• [Your objective] Copy, exactly and only, the lines from the one with "Output the LaTeX" up to and including the one with "(lv4) at (71,378)", leaving pictures out.

• [Records supplied]
______________________________

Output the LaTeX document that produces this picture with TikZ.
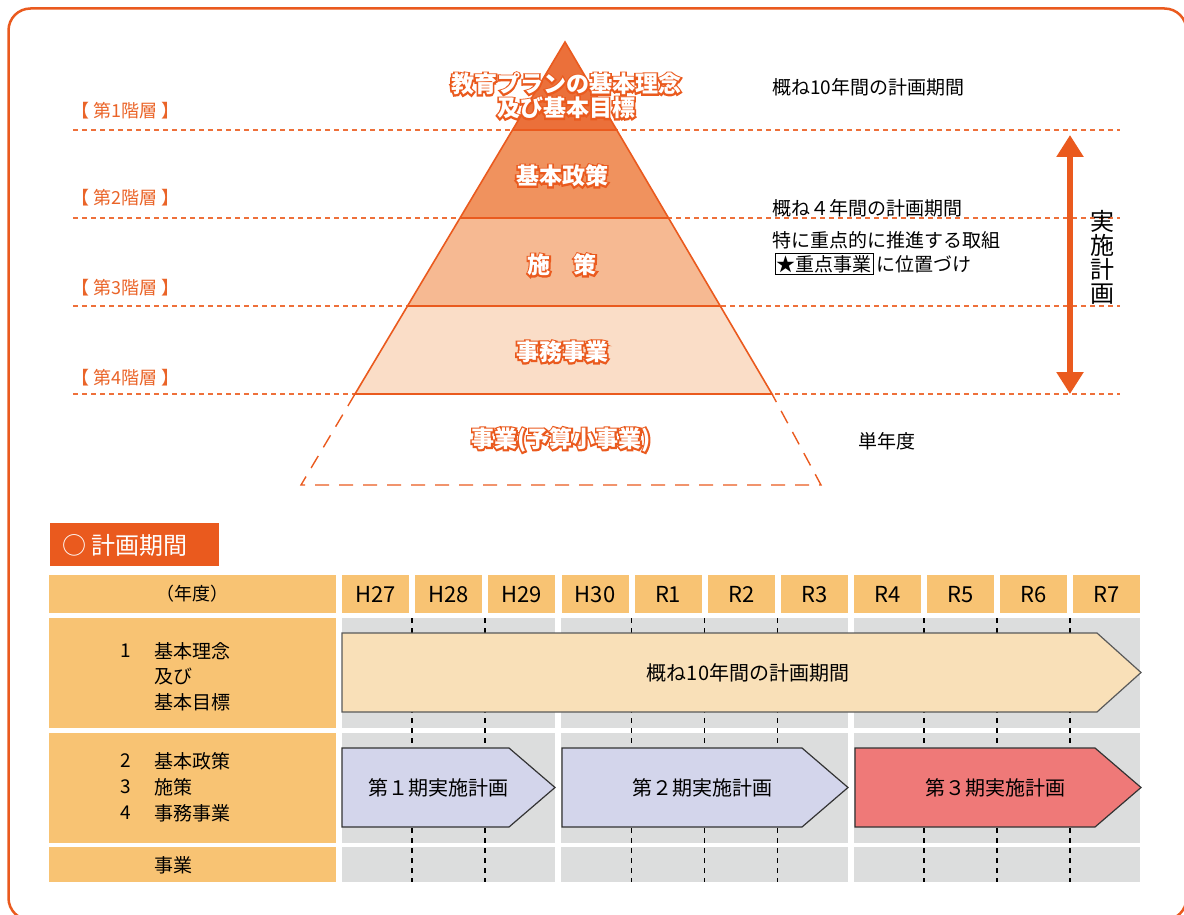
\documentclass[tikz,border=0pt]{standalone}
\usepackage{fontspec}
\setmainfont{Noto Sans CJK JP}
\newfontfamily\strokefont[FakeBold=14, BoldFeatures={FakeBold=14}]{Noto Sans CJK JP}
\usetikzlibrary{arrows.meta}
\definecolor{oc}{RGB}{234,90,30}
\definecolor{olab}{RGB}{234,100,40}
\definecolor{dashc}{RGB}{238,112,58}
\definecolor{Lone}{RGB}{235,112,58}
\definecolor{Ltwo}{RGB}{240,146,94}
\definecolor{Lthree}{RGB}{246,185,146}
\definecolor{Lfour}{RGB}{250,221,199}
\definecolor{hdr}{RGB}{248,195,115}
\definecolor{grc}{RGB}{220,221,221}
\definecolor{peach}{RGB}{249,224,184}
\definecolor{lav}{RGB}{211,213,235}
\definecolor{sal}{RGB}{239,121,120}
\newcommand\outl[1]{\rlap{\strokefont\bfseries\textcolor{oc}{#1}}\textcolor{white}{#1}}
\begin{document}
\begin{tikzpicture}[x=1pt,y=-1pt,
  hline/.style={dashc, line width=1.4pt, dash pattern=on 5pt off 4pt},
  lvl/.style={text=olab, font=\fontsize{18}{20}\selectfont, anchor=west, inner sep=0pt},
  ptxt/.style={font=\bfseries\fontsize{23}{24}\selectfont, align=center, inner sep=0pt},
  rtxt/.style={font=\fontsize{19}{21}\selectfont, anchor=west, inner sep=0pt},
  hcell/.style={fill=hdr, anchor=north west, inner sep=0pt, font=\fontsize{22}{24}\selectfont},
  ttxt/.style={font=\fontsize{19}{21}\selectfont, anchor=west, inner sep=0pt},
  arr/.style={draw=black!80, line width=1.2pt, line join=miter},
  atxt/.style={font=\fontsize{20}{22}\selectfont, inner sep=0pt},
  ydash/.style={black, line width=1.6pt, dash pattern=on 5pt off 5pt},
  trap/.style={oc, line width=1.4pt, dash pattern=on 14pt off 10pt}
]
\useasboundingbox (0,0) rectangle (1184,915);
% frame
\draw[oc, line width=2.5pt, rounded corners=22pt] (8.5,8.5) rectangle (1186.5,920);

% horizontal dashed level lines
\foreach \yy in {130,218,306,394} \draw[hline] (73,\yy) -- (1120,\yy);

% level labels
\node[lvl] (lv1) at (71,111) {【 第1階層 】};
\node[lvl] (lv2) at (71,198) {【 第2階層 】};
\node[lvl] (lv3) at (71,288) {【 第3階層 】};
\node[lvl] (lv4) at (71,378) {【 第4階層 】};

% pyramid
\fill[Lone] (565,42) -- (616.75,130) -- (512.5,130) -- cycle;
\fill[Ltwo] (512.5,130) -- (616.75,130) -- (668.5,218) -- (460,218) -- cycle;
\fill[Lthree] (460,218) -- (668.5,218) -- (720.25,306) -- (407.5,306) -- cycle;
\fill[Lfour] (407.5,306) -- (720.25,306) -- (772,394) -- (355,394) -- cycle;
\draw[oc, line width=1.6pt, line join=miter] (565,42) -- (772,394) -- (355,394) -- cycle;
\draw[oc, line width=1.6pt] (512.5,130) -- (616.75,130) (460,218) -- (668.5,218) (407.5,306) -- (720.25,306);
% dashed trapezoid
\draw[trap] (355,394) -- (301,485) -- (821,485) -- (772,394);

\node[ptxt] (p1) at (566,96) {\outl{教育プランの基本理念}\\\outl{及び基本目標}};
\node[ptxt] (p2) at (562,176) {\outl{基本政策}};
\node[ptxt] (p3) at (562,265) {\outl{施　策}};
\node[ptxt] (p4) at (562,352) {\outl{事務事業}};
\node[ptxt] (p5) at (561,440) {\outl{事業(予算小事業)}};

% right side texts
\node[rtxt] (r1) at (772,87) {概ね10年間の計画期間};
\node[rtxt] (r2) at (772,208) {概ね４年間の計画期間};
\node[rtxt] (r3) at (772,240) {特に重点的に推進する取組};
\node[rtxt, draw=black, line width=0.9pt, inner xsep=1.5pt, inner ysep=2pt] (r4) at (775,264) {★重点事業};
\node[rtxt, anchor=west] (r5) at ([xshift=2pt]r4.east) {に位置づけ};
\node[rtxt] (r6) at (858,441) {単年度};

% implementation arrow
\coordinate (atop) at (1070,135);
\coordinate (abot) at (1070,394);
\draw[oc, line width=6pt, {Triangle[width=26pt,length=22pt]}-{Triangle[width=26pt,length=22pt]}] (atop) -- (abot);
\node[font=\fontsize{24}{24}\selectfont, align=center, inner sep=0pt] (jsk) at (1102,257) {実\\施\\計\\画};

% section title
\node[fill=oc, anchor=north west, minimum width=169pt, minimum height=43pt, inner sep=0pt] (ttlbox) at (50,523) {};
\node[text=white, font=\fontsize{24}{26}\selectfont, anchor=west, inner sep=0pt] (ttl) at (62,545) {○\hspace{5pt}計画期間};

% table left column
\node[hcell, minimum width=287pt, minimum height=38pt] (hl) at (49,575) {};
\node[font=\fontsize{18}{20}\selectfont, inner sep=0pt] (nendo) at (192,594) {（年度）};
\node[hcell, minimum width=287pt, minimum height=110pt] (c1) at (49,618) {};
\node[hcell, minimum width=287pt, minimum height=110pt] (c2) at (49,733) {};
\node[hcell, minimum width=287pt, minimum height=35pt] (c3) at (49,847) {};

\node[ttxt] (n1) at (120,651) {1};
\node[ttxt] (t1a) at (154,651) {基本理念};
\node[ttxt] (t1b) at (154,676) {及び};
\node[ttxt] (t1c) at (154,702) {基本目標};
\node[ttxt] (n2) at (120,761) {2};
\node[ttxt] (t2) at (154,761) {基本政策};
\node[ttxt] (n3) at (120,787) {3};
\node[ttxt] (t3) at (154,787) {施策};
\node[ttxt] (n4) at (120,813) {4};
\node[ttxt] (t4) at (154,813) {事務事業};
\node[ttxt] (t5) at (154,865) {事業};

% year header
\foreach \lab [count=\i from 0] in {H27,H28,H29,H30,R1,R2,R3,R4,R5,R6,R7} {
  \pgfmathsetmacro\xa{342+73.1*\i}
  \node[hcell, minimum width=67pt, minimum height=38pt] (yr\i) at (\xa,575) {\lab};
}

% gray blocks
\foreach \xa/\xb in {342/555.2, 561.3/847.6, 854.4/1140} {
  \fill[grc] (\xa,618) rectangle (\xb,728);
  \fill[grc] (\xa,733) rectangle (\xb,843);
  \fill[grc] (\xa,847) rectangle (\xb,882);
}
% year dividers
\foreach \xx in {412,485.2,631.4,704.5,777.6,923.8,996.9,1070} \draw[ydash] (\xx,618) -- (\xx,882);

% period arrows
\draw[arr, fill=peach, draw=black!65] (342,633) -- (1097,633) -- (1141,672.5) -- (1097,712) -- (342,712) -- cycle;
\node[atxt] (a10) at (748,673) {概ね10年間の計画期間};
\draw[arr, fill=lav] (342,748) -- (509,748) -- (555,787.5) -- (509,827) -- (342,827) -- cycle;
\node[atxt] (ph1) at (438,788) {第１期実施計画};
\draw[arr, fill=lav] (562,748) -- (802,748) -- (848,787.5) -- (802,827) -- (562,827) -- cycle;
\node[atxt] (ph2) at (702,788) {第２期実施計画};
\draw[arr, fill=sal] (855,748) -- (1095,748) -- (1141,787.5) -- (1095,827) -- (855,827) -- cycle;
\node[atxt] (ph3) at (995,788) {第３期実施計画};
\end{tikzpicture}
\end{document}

______________________________

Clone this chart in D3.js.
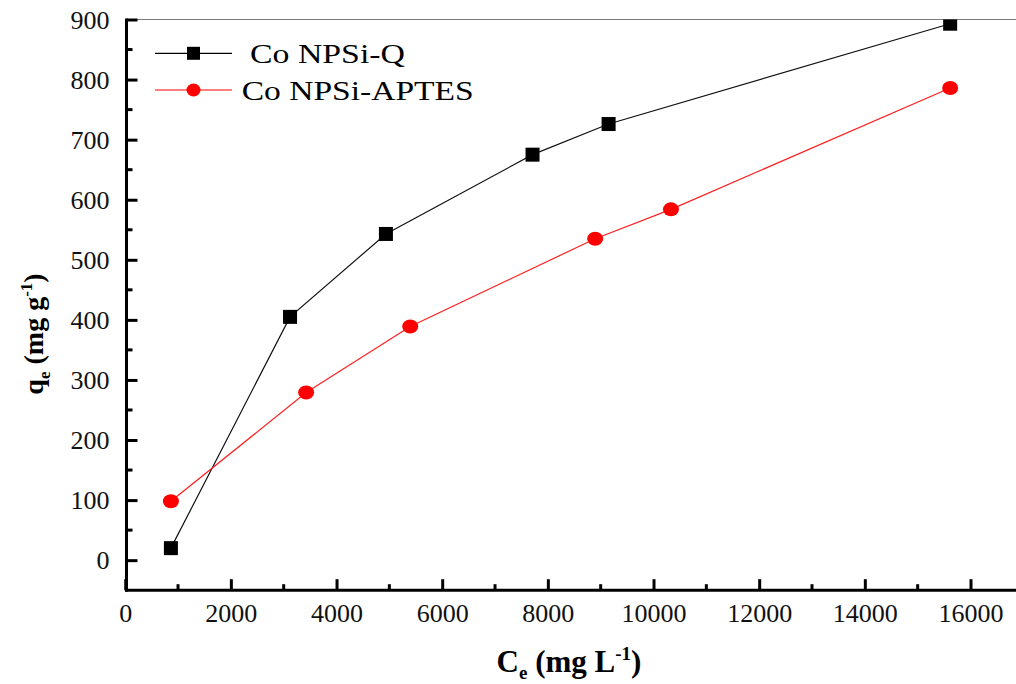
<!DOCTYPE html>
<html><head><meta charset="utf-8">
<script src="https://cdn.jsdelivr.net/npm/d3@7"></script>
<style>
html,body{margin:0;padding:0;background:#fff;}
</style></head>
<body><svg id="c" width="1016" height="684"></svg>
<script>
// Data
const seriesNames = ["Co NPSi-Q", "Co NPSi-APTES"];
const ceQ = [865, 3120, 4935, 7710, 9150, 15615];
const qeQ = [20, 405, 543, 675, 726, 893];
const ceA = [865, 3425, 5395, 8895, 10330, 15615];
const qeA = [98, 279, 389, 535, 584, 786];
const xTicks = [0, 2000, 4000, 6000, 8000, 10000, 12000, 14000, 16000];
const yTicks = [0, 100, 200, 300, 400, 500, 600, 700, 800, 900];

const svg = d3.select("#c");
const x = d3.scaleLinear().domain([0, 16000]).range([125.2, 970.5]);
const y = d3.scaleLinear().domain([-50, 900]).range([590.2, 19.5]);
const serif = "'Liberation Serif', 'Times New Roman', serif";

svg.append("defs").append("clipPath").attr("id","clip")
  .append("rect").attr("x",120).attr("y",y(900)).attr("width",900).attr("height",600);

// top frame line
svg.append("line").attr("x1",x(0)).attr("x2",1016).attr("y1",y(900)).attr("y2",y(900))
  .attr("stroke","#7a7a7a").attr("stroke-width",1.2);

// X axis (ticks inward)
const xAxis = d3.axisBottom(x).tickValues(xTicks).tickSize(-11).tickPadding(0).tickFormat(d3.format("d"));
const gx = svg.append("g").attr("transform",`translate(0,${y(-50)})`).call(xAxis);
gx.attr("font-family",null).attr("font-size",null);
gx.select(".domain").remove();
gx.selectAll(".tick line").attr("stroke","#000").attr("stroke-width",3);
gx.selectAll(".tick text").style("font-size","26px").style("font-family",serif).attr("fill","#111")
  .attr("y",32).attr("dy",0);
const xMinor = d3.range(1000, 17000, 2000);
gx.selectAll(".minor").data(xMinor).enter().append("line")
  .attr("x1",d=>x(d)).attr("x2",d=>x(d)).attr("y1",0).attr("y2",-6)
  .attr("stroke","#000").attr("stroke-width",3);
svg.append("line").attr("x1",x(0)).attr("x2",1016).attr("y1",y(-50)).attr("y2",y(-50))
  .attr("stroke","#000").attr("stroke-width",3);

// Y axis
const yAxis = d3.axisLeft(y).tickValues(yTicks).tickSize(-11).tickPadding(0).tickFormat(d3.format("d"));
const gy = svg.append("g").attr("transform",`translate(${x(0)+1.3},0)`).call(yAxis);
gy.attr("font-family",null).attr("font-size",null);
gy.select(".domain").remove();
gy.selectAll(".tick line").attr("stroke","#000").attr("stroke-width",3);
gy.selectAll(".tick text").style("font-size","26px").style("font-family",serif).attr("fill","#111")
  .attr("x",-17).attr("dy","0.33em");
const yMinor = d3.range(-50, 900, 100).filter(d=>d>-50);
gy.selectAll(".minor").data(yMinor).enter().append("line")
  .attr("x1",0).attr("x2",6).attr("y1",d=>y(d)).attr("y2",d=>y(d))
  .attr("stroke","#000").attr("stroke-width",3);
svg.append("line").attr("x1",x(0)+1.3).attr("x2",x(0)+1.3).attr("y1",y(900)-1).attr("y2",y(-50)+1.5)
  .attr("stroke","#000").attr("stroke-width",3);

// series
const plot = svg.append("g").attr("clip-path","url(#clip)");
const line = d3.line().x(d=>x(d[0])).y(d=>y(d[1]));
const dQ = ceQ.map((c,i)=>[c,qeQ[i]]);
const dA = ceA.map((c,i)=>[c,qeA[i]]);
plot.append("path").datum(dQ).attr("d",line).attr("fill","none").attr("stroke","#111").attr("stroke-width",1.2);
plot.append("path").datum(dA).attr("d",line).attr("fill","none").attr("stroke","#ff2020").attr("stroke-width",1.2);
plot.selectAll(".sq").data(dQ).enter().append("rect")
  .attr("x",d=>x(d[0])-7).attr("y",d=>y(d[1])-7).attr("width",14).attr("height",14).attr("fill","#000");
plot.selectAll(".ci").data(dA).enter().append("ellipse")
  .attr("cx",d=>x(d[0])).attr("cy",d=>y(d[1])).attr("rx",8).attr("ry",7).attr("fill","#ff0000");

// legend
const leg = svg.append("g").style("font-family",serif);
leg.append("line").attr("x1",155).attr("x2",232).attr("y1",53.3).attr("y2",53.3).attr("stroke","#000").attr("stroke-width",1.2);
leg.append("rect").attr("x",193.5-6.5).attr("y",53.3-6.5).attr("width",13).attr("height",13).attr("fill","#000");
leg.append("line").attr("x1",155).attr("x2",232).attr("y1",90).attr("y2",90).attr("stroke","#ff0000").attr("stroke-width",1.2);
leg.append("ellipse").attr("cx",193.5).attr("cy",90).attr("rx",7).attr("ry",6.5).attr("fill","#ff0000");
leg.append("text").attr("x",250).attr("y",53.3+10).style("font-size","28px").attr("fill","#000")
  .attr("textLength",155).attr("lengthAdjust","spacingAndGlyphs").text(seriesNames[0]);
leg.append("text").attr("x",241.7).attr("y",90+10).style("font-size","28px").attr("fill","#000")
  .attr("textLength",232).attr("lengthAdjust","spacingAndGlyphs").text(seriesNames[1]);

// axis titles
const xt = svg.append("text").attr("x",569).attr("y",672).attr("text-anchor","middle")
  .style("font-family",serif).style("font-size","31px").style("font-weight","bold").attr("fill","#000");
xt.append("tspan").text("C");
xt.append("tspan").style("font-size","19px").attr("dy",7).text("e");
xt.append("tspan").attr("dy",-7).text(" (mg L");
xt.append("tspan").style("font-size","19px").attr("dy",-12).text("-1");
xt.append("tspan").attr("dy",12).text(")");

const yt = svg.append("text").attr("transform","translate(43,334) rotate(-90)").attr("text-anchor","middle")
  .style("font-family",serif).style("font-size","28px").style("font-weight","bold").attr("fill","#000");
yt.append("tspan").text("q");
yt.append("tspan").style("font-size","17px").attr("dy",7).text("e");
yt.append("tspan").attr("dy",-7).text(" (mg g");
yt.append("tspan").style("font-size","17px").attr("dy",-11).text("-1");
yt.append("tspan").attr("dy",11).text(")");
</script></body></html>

______________________________

• [Solution]
Output the LaTeX document that produces this picture with TikZ.
\documentclass[tikz,border=0pt]{standalone}
\usepackage{fontspec}
\setmainfont{Noto Sans CJK JP}
\newfontfamily\strokefont[FakeBold=14, BoldFeatures={FakeBold=14}]{Noto Sans CJK JP}
\usetikzlibrary{arrows.meta}
\definecolor{oc}{RGB}{234,90,30}
\definecolor{olab}{RGB}{234,100,40}
\definecolor{dashc}{RGB}{238,112,58}
\definecolor{Lone}{RGB}{235,112,58}
\definecolor{Ltwo}{RGB}{240,146,94}
\definecolor{Lthree}{RGB}{246,185,146}
\definecolor{Lfour}{RGB}{250,221,199}
\definecolor{hdr}{RGB}{248,195,115}
\definecolor{grc}{RGB}{220,221,221}
\definecolor{peach}{RGB}{249,224,184}
\definecolor{lav}{RGB}{211,213,235}
\definecolor{sal}{RGB}{239,121,120}
\newcommand\outl[1]{\rlap{\strokefont\bfseries\textcolor{oc}{#1}}\textcolor{white}{#1}}
\begin{document}
\begin{tikzpicture}[x=1pt,y=-1pt,
  hline/.style={dashc, line width=1.4pt, dash pattern=on 5pt off 4pt},
  lvl/.style={text=olab, font=\fontsize{18}{20}\selectfont, anchor=west, inner sep=0pt},
  ptxt/.style={font=\bfseries\fontsize{23}{24}\selectfont, align=center, inner sep=0pt},
  rtxt/.style={font=\fontsize{19}{21}\selectfont, anchor=west, inner sep=0pt},
  hcell/.style={fill=hdr, anchor=north west, inner sep=0pt, font=\fontsize{22}{24}\selectfont},
  ttxt/.style={font=\fontsize{19}{21}\selectfont, anchor=west, inner sep=0pt},
  arr/.style={draw=black!80, line width=1.2pt, line join=miter},
  atxt/.style={font=\fontsize{20}{22}\selectfont, inner sep=0pt},
  ydash/.style={black, line width=1.6pt, dash pattern=on 5pt off 5pt},
  trap/.style={oc, line width=1.4pt, dash pattern=on 14pt off 10pt}
]
\useasboundingbox (0,0) rectangle (1184,915);
% frame
\draw[oc, line width=2.5pt, rounded corners=22pt] (8.5,8.5) rectangle (1186.5,920);

% horizontal dashed level lines
\foreach \yy in {130,218,306,394} \draw[hline] (73,\yy) -- (1120,\yy);

% level labels
\node[lvl] (lv1) at (71,111) {【 第1階層 】};
\node[lvl] (lv2) at (71,198) {【 第2階層 】};
\node[lvl] (lv3) at (71,288) {【 第3階層 】};
\node[lvl] (lv4) at (71,378) {【 第4階層 】};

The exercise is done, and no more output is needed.